Во всех рассказах, если говорить словами одного из авторов — Дины Рубиной, есть «вещество жизни». Зримое, честное, близкое каждому из нас вещество. Так, ее лирическая героиня «ощутила под ребрами взмыв жаркого счастья и удивилась, что это еще случается» с нею (знакомое ощущение, не правда ли?); девчонка из рассказа «Неуловимый дедушка» Марии Авериной «томилась, не понимая, что... делать с этой сладкой и одновременно жгучей тоской» (признайтесь, что испытывали и это чувство); а в «Лете девяносто восьмого» Анаит Григорян «Даша почувствовала, что у нее в животе стало как-то неуютно, как перед контрольной по математике» (ну кто из нас не ощущал такого страха!).

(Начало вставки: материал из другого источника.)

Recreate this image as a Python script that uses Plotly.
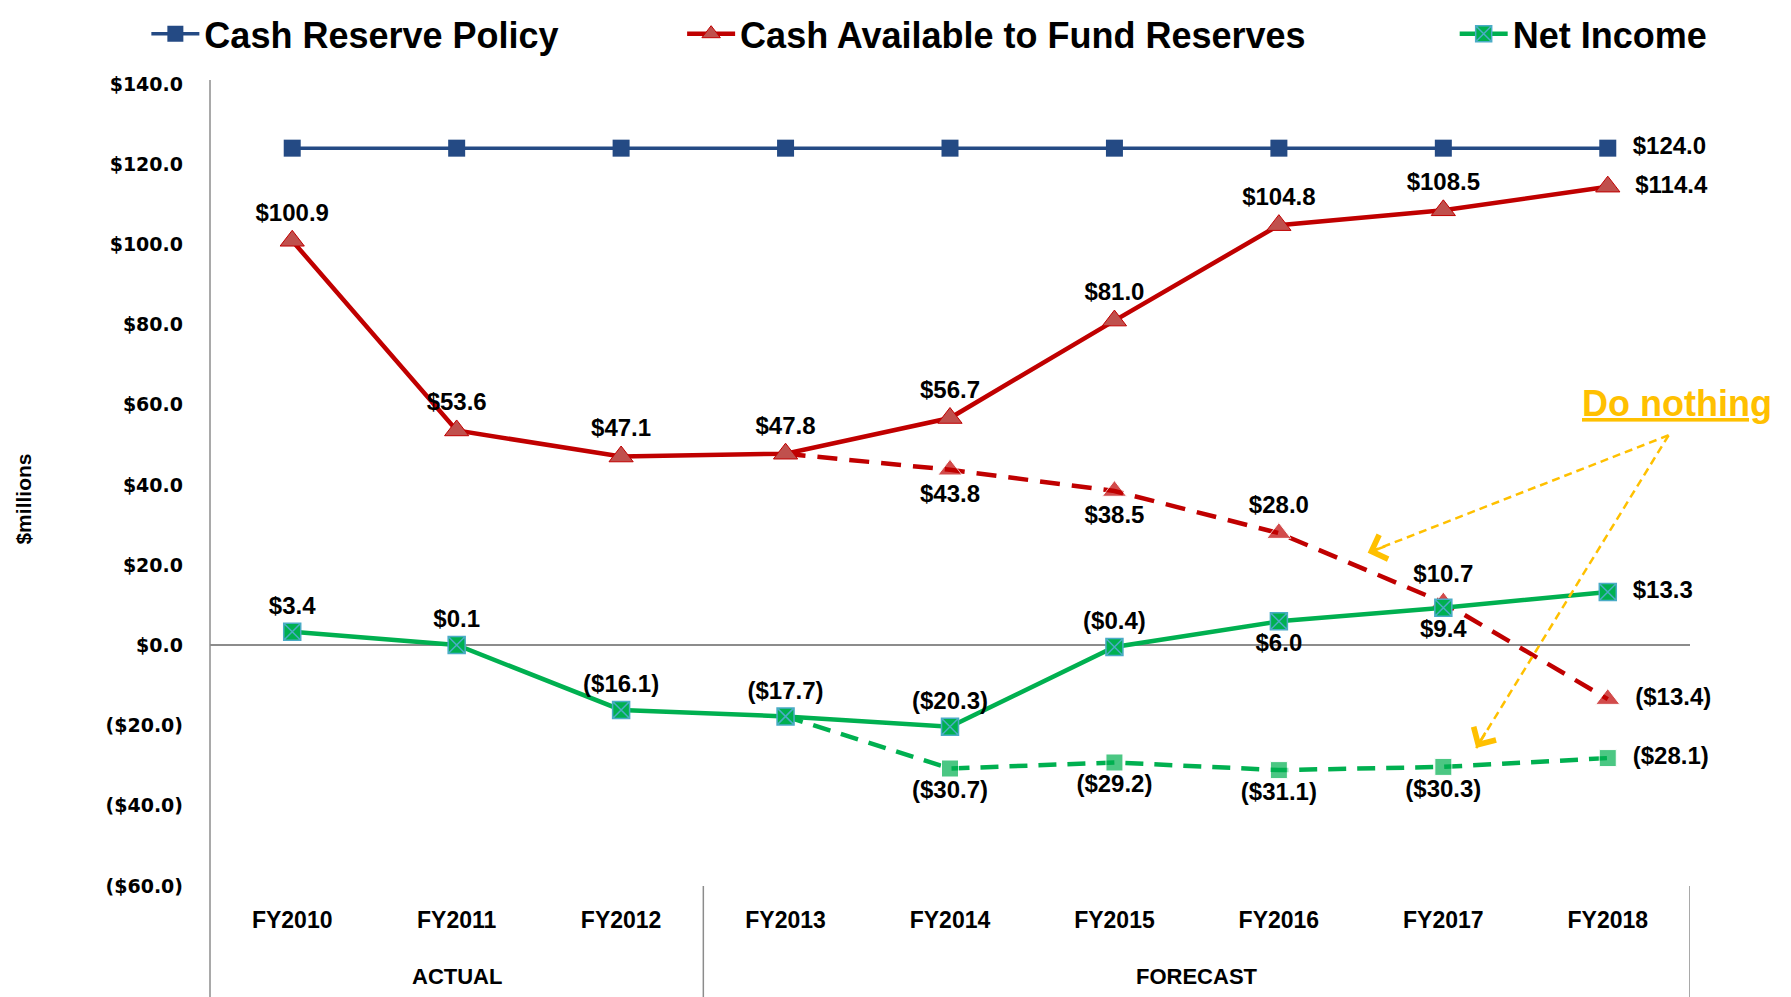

«Все на дачу!» — это колорит разных мест (Ленобласти, ближнего зарубежья, Греции), времен (из 90-х — в сегодняшние дни), характеров (от ярких образов сильных духом девчонок-заводил в рассказах Марии Авериной и Анаит Григорян до «кризисных» героев Булата Ханова и Валерии Пустовой). Здесь вам и первая влюбленность героини Марии Авериной, заставляющая «подолгу стоять у окна палаты и смотреть зачем-то на занимающийся рассвет»; и детские страхи мальчика Севы в рассказе Татьяны Соловьевой «Посмотри на себя» («вязкий комок паники медленно поднимался из его желудка»); и выращенная на обидах прошлого боль настоящего… настоящая боль в рассказе Валерии Пустовой: читая ее «На годы и с юности», ты будто заглядываешь в записи, выполненные по заданию психотерапевта («как паттерн с детства несмываемого оскорбления»).
«Я в домике»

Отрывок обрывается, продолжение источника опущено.